Wednesday, October 10, 2012

The Columbus Day Storm 50th Anniversary

It was the most powerful and destructive storm to strike the Northwest since the arrival of European settlers.

AND it was probably the most powerful non-tropical cyclone to strike the lower-48 states during the past century.

The Columbus Day Storm occurred on October 12, 1962, with the fiftieth anniversary this week.

I have thought a lot about this event, partially because one of my research areas has been intense Northwest storms and in part because I am giving a talk on Thursday at Kane Hall.

The winds during the storm were amazing (see graphic of peak gusts, courtesy Wolf Read). Over 145 mph at Cape Blanco, 138 mph at Newport, over 130 mph at Mt.

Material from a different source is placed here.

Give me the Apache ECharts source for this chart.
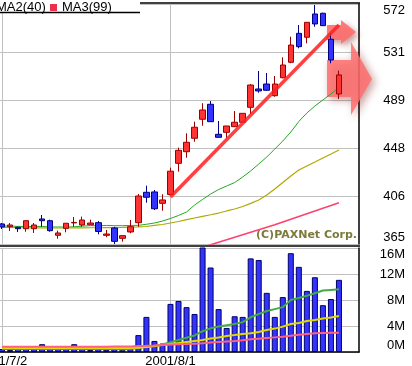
<!DOCTYPE html>
<html><head><meta charset="utf-8">
<script src="https://cdn.jsdelivr.net/npm/echarts@6/dist/echarts.min.js"></script>
<style>html,body{margin:0;padding:0;background:#fff}#c{width:412px;height:366px}</style>
</head><body><div id="c"></div>
<script>
// ---- data ----
const dates = ['2001/7/2','2001/7/3','2001/7/4','2001/7/5','2001/7/6','2001/7/9','2001/7/10','2001/7/11','2001/7/12','2001/7/13',
  '2001/7/16','2001/7/18','2001/7/19','2001/7/20','2001/7/23','2001/7/24','2001/7/25','2001/7/26','2001/7/27','2001/7/30',
  '2001/7/31','2001/8/1','2001/8/2','2001/8/3','2001/8/6','2001/8/7','2001/8/8','2001/8/9','2001/8/10','2001/8/13',
  '2001/8/14','2001/8/16','2001/8/17','2001/8/20','2001/8/21','2001/8/22','2001/8/23','2001/8/24','2001/8/27','2001/8/28',
  '2001/8/29','2001/8/30','2001/8/31','',''];
const labelDates = ['2001/7/2','2001/8/1'];
const opens  = [382.3,379.9,379.4,378.2,378.2,386.6,385.1,372.5,378.5,383.2,381.4,381.6,383.4,372.5,378.8,369.9,375.4,383.4,409.6,409.9,400.1,407.7,434.6,444.6,456.2,472.6,485.5,459.6,461.3,466.2,470.0,482.9,498.7,503.0,492.9,508.4,521.7,546.7,543.3,563.4,564.0,541.6,494.4];
const closes = [379.7,381.4,378.2,385.1,381.4,385.1,376.5,374.5,382.9,383.6,385.7,383.1,375.8,373.6,367.3,372.2,379.9,406.4,405.3,395.4,403.0,427.8,445.8,452.7,465.7,480.6,470.5,457.0,466.8,470.0,477.7,502.1,497.0,497.6,503.0,519.4,536.6,535.2,556.2,554.8,553.3,523.7,510.8];
const lows   = [377.9,376.2,375.4,375.6,374.5,379.9,375.6,369.6,375.1,379.9,379.9,381.6,373.4,370.8,365.0,367.0,374.2,379.9,400.6,394.3,393.7,407.7,427.4,439.4,453.2,467.0,470.5,457.0,456.2,466.2,470.0,477.1,495.5,497.2,492.0,507.9,520.9,533.8,538.1,552.4,553.3,520.9,490.1];
const highs  = [383.1,383.1,379.9,385.1,383.1,390.0,386.0,376.5,382.9,388.3,388.6,386.0,384.8,377.1,379.9,372.2,385.7,408.1,415.3,411.6,407.9,430.8,448.1,460.5,470.5,486.4,488.3,471.1,466.8,479.7,477.7,503.0,514.2,512.5,509.9,526.0,543.8,553.9,556.2,571.1,564.5,546.7,514.5];
const ma1 = [380.5,380.5,380.2,380.1,380.1,380.2,379.6,379.7,379.5,379.9,380.4,380.8,380.8,381.0,380.8,380.8,381.0,381.1,382.0,383.1,384.8,387.0,389.6,392.6,398.6,403.4,408.1,412.0,415.0,418.0,422.8,428.0,434.0,440.0,446.9,453.8,461.6,470.7,478.0,484.0,489.2,494.4,500.0];
const ma2 = [379.4,379.3,379.1,379.0,378.9,378.9,378.8,378.8,378.8,378.9,378.9,379.0,379.0,379.1,379.2,379.3,379.5,379.7,380.1,381.0,381.8,383.1,384.4,386.0,387.4,388.8,390.2,391.7,393.5,395.2,397.3,400.0,403.0,407.3,412.4,418.0,423.7,428.8,432.3,435.7,439.2,442.6,446.1];
const ma3 = [342.0,342.5,343.0,343.4,343.9,344.3,344.8,345.2,345.7,346.1,346.6,347.0,347.5,348.0,348.5,349.0,349.6,350.3,351.2,352.3,353.5,354.9,356.4,358.0,359.8,362.1,364.3,366.5,368.6,370.8,373.0,375.2,377.3,379.5,381.7,384.0,386.3,388.7,391.1,393.5,395.9,398.2,400.6];
const volumes = [0.45,0.3,0.55,0.5,0.55,1.2,0.7,0.5,0.55,1.2,0.7,0.3,0.55,0.35,0.55,0.35,0.5,2.6,5.4,1.7,1.3,7.4,7.85,6.9,5.85,16.1,13.0,6.6,3.7,5.5,5.4,14.4,14.15,9.1,5.4,8.45,15.2,13.1,9.4,11.5,7.2,8.15,11.1];
const vma1 = [0.45,0.45,0.44,0.45,0.46,0.47,0.46,0.46,0.46,0.47,0.46,0.45,0.45,0.45,0.45,0.44,0.45,0.6,0.75,0.9,1.15,1.5,1.85,2.2,2.55,3.2,3.64,3.93,4.1,4.3,4.6,5.34,5.85,6.3,6.6,6.9,8.0,8.3,8.65,9.05,9.45,9.55,9.65];
const vma2 = [0.6,0.6,0.6,0.6,0.6,0.6,0.6,0.6,0.6,0.6,0.6,0.6,0.6,0.6,0.6,0.6,0.62,0.66,0.77,0.92,1.08,1.23,1.38,1.54,1.7,1.85,2.08,2.23,2.46,2.6,2.77,2.88,3.08,3.38,3.6,3.9,4.3,4.46,4.77,4.92,5.15,5.3,5.54];
const vma3 = [0.82,0.82,0.82,0.82,0.82,0.82,0.82,0.82,0.82,0.82,0.82,0.82,0.82,0.82,0.83,0.84,0.86,0.92,0.95,1.0,1.08,1.15,1.2,1.23,1.28,1.34,1.45,1.54,1.62,1.7,1.82,1.95,2.05,2.15,2.25,2.35,2.5,2.66,2.78,2.88,2.92,2.95,2.97];
const trendStart = ['2001/8/1', 405.5];
const trendEnd = [41.9, 553.9];

// ---- chart ----
const candles = opens.map((o, i) => [o, closes[i], lows[i], highs[i]]);
const axisFont = 'Liberation Sans Narrow, Arial Narrow, Liberation Sans, Arial, sans-serif';
const chart = echarts.init(document.getElementById('c'), null, {renderer: 'canvas'});
const vline = {
  silent: true, symbol: ['none', 'none'], z: 1, animation: false,
  label: {show: false}, lineStyle: {color: '#c0c0c0', width: 1, type: 'solid'},
  data: labelDates.map(d => ({xAxis: d}))
};
chart.setOption({
  animation: false,
  backgroundColor: '#ffffff',
  grid: [
    {left: -2, width: 361, top: 4, height: 240, containLabel: false, outerBoundsMode: 'none'},
    {left: -2, width: 361, top: 248, height: 104, containLabel: false, outerBoundsMode: 'none'}
  ],
  xAxis: [
    {type: 'category', gridIndex: 0, data: dates, boundaryGap: true,
      axisLine: {show: false}, axisTick: {show: false}, axisLabel: {show: false}, splitLine: {show: false}},
    {type: 'category', gridIndex: 1, data: dates, boundaryGap: true,
      axisLine: {show: true, lineStyle: {color: '#000', width: 1.5}}, axisTick: {show: false},
      axisLabel: {show: true, interval: (i, v) => labelDates.indexOf(v) >= 0, margin: 3,
        color: '#000', fontSize: 13, fontFamily: axisFont, showMinLabel: true, hideOverlap: false},
      splitLine: {show: false}}
  ],
  yAxis: [
    {type: 'value', gridIndex: 0, position: 'right', min: 365, max: 572, interval: 41.4,
      axisLine: {show: true, lineStyle: {color: '#000', width: 1.5}}, axisTick: {show: false},
      axisLabel: {color: '#000', fontSize: 13, fontFamily: axisFont, align: 'right', margin: 46,
        formatter: v => String(Math.round(v)), verticalAlignMaxLabel: 'top', verticalAlignMinLabel: 'bottom'},
      splitLine: {show: true, lineStyle: {color: '#c0c0c0', width: 1}}},
    {type: 'value', gridIndex: 1, position: 'right', min: 0, max: 16, interval: 4,
      axisLine: {show: true, lineStyle: {color: '#000', width: 1.5}}, axisTick: {show: false},
      axisLabel: {color: '#000', fontSize: 13, fontFamily: axisFont, align: 'right', margin: 46,
        formatter: v => Math.round(v) + 'M', verticalAlignMaxLabel: 'top', verticalAlignMinLabel: 'bottom'},
      splitLine: {show: true, lineStyle: {color: '#c0c0c0', width: 1}}}
  ],
  series: [
    {type: 'candlestick', name: 'price', xAxisIndex: 0, yAxisIndex: 0, data: candles, barWidth: 6, z: 3,
      itemStyle: {color: '#ff3333', color0: '#3333ff', borderColor: '#990000', borderColor0: '#000080', borderWidth: 1},
      markLine: vline},
    {type: 'line', name: 'trend', xAxisIndex: 0, yAxisIndex: 0, data: [], z: 4,
      markLine: {silent: true, symbol: ['none', 'none'], z: 4, label: {show: false},
        lineStyle: {color: 'rgba(255,30,30,0.85)', width: 3.5, type: 'solid'},
        data: [[{coord: trendStart}, {coord: trendEnd}]]}},
    {type: 'line', name: 'MA1', xAxisIndex: 0, yAxisIndex: 0, data: ma1, showSymbol: false, z: 2,
      lineStyle: {color: '#22aa22', width: 1}},
    {type: 'line', name: 'MA2(40)', xAxisIndex: 0, yAxisIndex: 0, data: ma2, showSymbol: false, z: 2,
      lineStyle: {color: '#b0a800', width: 1.2}},
    {type: 'line', name: 'MA3(99)', xAxisIndex: 0, yAxisIndex: 0, data: ma3, showSymbol: false, z: 2, clip: true,
      lineStyle: {color: '#ff4070', width: 1.6}},
    {type: 'bar', name: 'volume', xAxisIndex: 1, yAxisIndex: 1, data: volumes, barWidth: 6, z: 2,
      itemStyle: {color: '#3333ff', borderColor: '#000066', borderWidth: 1},
      markLine: vline},
    {type: 'line', name: 'VMA1', xAxisIndex: 1, yAxisIndex: 1, data: vma1, showSymbol: false, z: 3,
      lineStyle: {color: '#44aa44', width: 2}},
    {type: 'line', name: 'VMA2', xAxisIndex: 1, yAxisIndex: 1, data: vma2, showSymbol: false, z: 3,
      lineStyle: {color: '#e0d800', width: 2}},
    {type: 'line', name: 'VMA3', xAxisIndex: 1, yAxisIndex: 1, data: vma3, showSymbol: false, z: 3,
      lineStyle: {color: '#ff6080', width: 2}}
  ],
  graphic: [
    // frame lines
    {type: 'line', shape: {x1: 0, y1: 3, x2: 360, y2: 3}, style: {stroke: '#000', lineWidth: 1.5}, z: 10},
    {type: 'line', shape: {x1: 0, y1: 246, x2: 360, y2: 246}, style: {stroke: '#000', lineWidth: 1.5}, z: 10},
    // legend
    {type: 'rect', shape: {x: 0, y: 0, width: 140, height: 12}, style: {fill: '#fff'}, z: 11},
    {type: 'line', shape: {x1: 0, y1: 12.5, x2: 140, y2: 12.5}, style: {stroke: '#000', lineWidth: 1.5}, z: 11},
    {type: 'text', x: -4, y: 1, style: {text: 'MA2(40)', fill: '#000', font: '13px ' + axisFont}, z: 12},
    {type: 'rect', shape: {x: 50, y: 4, width: 7, height: 7}, style: {fill: '#e8304f'}, z: 12},
    {type: 'text', x: 62, y: 1, style: {text: 'MA3(99)', fill: '#000', font: '13px ' + axisFont}, z: 12},
    // copyright
    {type: 'text', x: 256, y: 230, style: {text: '(C)PAXNet Corp.', fill: '#7a7a3a', font: 'bold 11px DejaVu Sans'}, z: 1},
    // arrow heads (decorations)
    {type: 'polygon', shape: {points: [[327, 25], [341, 25], [341, 20], [356, 32], [341, 44], [341, 40], [327, 40]]},
      style: {fill: 'rgba(255,110,110,0.9)', shadowBlur: 6, shadowColor: 'rgba(120,0,0,0.45)', shadowOffsetX: 3, shadowOffsetY: 3}, z: 1},
    {type: 'polygon', shape: {points: [[327, 60], [351, 60], [351, 42], [372, 79], [351, 115], [351, 97], [327, 97]]},
      style: {fill: 'rgba(255,110,110,0.85)', shadowBlur: 8, shadowColor: 'rgba(120,0,0,0.45)', shadowOffsetX: 3, shadowOffsetY: 3}, z: 1}
  ]
});
</script></body></html>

Hebo, 160 mph at the Naselle radar site in SW Washington, 116 in Portland, and 100 mph in Renton (so those people who put down Renton keep this in mind!). 

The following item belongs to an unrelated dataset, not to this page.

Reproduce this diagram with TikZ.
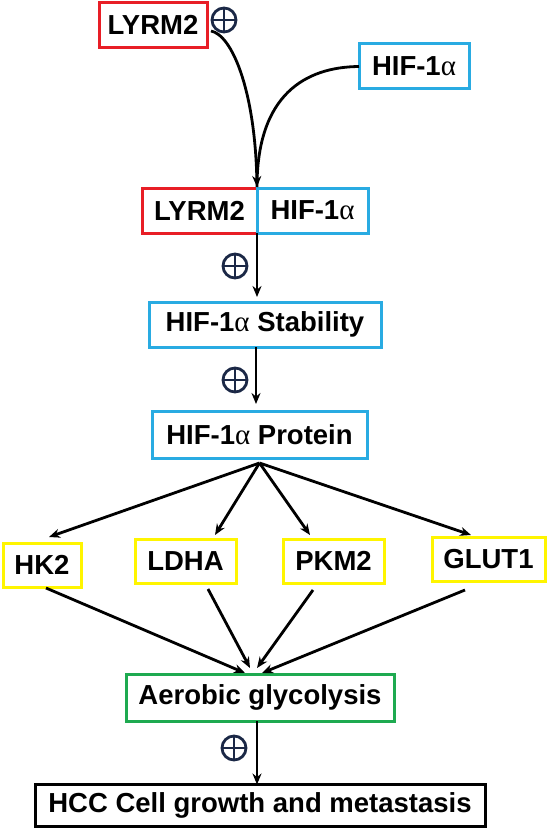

The central pressure of the Columbus Day Storm (CDS) dropped to approximately 955 hPa and was equivalent in pressure and winds to a category 3 hurricane (like Katrina as it struck New Orleans).    I have little doubt that if the CDS hit today it would result in many billions, if not tens of billions, of dollars of damage.  The Columbus Day Storm was FAR stronger than the "Perfect Storm" (Halloween 1991) of movie fame.  I mean it wasn't even close.

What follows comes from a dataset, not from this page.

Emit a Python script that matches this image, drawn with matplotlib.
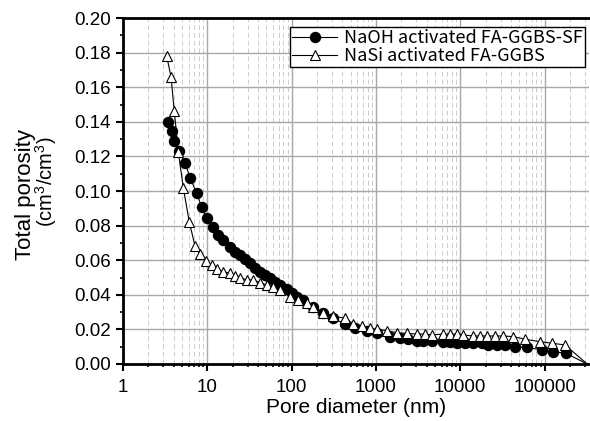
import matplotlib
matplotlib.use('Agg')
import matplotlib.pyplot as plt
from matplotlib.ticker import LogLocator, MultipleLocator, FixedLocator, FixedFormatter

# NaOH activated FA-GGBS-SF (filled circles)
naoh_d = [3.39, 3.78, 4.06, 4.62, 5.44, 6.24, 7.48, 8.58, 9.84, 11.6, 13.5, 15.5,
          18.6, 21.3, 24.4, 28.0, 32.0, 36.8, 42.2, 48.3, 55.4, 63.5, 72.8, 87.4,
          100, 117, 138, 181, 238, 313, 430, 565, 778, 1020, 1470, 1930, 2430,
          3050, 3650, 4590, 6310, 7570, 9080, 11400, 14300, 18000, 21600, 27100,
          34000, 44700, 61500, 92700, 127000, 179000, 320000]
naoh_p = [0.140, 0.135, 0.129, 0.123, 0.1164, 0.1077, 0.0987, 0.0906, 0.0845,
          0.0794, 0.0746, 0.0717, 0.0678, 0.0649, 0.0630, 0.0605, 0.0582, 0.0553,
          0.0534, 0.0514, 0.0495, 0.0476, 0.0457, 0.0432, 0.0412, 0.0390, 0.0370,
          0.0330, 0.0295, 0.0264, 0.0231, 0.0210, 0.0193, 0.0177, 0.0158, 0.0149,
          0.0143, 0.0135, 0.0135, 0.0133, 0.0129, 0.0129, 0.0123, 0.0123, 0.0120,
          0.0120, 0.0110, 0.0110, 0.0110, 0.0100, 0.0096, 0.0081, 0.0071, 0.0062,
          0.0]

# NaSi activated FA-GGBS (open triangles)
nasi_d = [3.30, 3.71, 4.06, 4.53, 5.20, 6.12, 7.14, 8.19, 9.57, 11.3, 12.9, 15.5,
          18.6, 21.5, 24.4, 29.3, 35.2, 42.2, 50.6, 60.7, 72.8, 95.7, 120, 151,
          181, 238, 313, 430, 540, 678, 851, 1020, 1340, 1770, 2320, 3050, 3820,
          4590, 6200, 7570, 9080, 10900, 14100, 17200, 20600, 25900, 32500, 42700,
          58700, 88500, 122000, 175000, 320000]
nasi_p = [0.178, 0.166, 0.146, 0.1227, 0.1015, 0.0820, 0.0682, 0.0636, 0.0595,
          0.0572, 0.0549, 0.0534, 0.0524, 0.0510, 0.0499, 0.0486, 0.0486, 0.0470,
          0.0457, 0.0443, 0.0428, 0.0389, 0.0370, 0.0351, 0.0331, 0.0297, 0.0277,
          0.0264, 0.0231, 0.0220, 0.0206, 0.0200, 0.0193, 0.0181, 0.0177, 0.0173,
          0.0173, 0.0168, 0.0173, 0.0173, 0.0173, 0.0168, 0.0162, 0.0162, 0.0162,
          0.0162, 0.0162, 0.0158, 0.0143, 0.0129, 0.0120, 0.0110, 0.0]

xticks = [1, 10, 100, 1000, 10000, 100000]
xticklabels = ['1', '10', '100', '1000', '10000', '100000']

plt.rcParams['font.family'] = ['Liberation Sans', 'DejaVu Sans']
plt.rcParams['mathtext.fontset'] = 'custom'
plt.rcParams['mathtext.rm'] = 'Liberation Sans'

fig = plt.figure(figsize=(5.9, 4.21), dpi=100)
ax = fig.add_axes([0.2085, 0.1354, 0.7905, 0.8216])

ax.plot(naoh_d, naoh_p, '-o', color='black', markerfacecolor='black',
        markeredgecolor='black', markersize=7.2, linewidth=0.8,
        markevery=list(range(len(naoh_d) - 1)), zorder=3,
        label='NaOH activated FA-GGBS-SF')
ax.plot(nasi_d, nasi_p, '-^', color='black', markerfacecolor='white',
        markeredgecolor='black', markersize=7.8, markeredgewidth=0.8, linewidth=0.8,
        markevery=list(range(len(nasi_d) - 1)), zorder=4,
        label='NaSi activated FA-GGBS')

ax.set_xscale('log')
ax.set_xlim(1, 3.4e5)
ax.set_ylim(0, 0.20)

ax.xaxis.set_major_locator(FixedLocator(xticks))
ax.xaxis.set_major_formatter(FixedFormatter(xticklabels))
ax.xaxis.set_minor_locator(LogLocator(base=10, subs=range(2, 10), numticks=20))
ax.yaxis.set_major_locator(MultipleLocator(0.02))
ax.yaxis.set_minor_locator(MultipleLocator(0.01))
ax.yaxis.set_major_formatter(plt.FuncFormatter(lambda v, p: f'{v:.2f}'))

ax.grid(which='major', color='#a8a8a8', linewidth=1.0, linestyle='-')
ax.grid(which='minor', axis='x', color='#cccccc', linewidth=0.7, linestyle=(0, (5, 3)))
ax.set_axisbelow(True)

for s in ['left', 'bottom', 'top']:
    ax.spines[s].set_linewidth(2.0)
ax.spines['right'].set_visible(False)

ax.tick_params(which='major', direction='out', length=5, width=1.5,
               labelsize=13.5, top=False, right=False)
ax.tick_params(axis='x', which='major', pad=6)
ax.tick_params(axis='y', which='major', pad=4)
ax.tick_params(which='minor', direction='out', length=2.5, width=1.2,
               top=False, right=False)

ax.set_xlabel('Pore diameter (nm)', fontsize=15, labelpad=1)

# two-line y label
fig.text(25 / 590, 1 - 194 / 421, 'Total porosity', rotation=90, fontsize=16,
         ha='center', va='center')
fig.text(46 / 590, 1 - 182 / 421, '(cm$^3$/cm$^3$)', rotation=90, fontsize=14.5,
         ha='center', va='center')

leg = ax.legend(loc='upper right', bbox_to_anchor=(0.991, 0.974),
                frameon=True, fancybox=False, edgecolor='black', framealpha=1,
                prop={'family': ['Noto Sans CJK SC', 'DejaVu Sans'], 'size': 13},
                handlelength=2.5, borderpad=0.12, labelspacing=0.0,
                handletextpad=0.4, borderaxespad=0)
leg.get_frame().set_linewidth(1.0)

fig.savefig('out.png', dpi=100)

Before the storm was over 46 people had died, 317 were hospitalized, and 15 billion board feet of timber, enough to build 300,000 homes, had fallen.  Millions had lost power, with the twin high-tension power lines to Portland toppled like some children's Tinker Toys.

An interesting aspect of this storm was that is started as Typhoon Freda in the western Pacific.  Moving northward, this storm weakened and transitioned into a midlatitude cyclone.   In doing so, it switched energy sources from the warmth and moisture of the tropical Pacific to the differences in temperatures found in the midlatitudes (sort of a meteorological version of a hybrid car).  Moving across the Pacific, it swung south into a large trough over the eastern Pacific and then moved northward along the West Coast, growing very rapidly (see graphic of the path over the eastern Pacific of that storm and a few other big ones).


Here is a surface analysis (by Lynott and Cramer 1966) when the storm was immediately off the Oregon coast around 3 PM on October 12th).  Huge pressure gradients (differences) along the coast, which resulted in the amazing winds.

Did they forecast this event skillfully?  Alas, the answer is no.  The weather prediction made on October 11th was for improving conditions and no storm.  Only early on the 12th, when some ominous ship reports were received, did Weather Bureau forecasters realize that there was a serious storm approaching the region.

At my presentation on Thursday I will show a simulation that Rick Steed of my group made of this storm using a modern weather prediction system (WRF model).  We still failed to get a good forecast and I think I know the reason:  lack of enough data over the Pacific to initialize the model.  But don't worry, today we have so much information over the oceans (satellite data, aircraft information, buoys) that I have little doubt we would get the forecast correct.  In fact, my colleagues at the National Weather Service have not missed a major Northwest windstorm a day out since roughly 1990.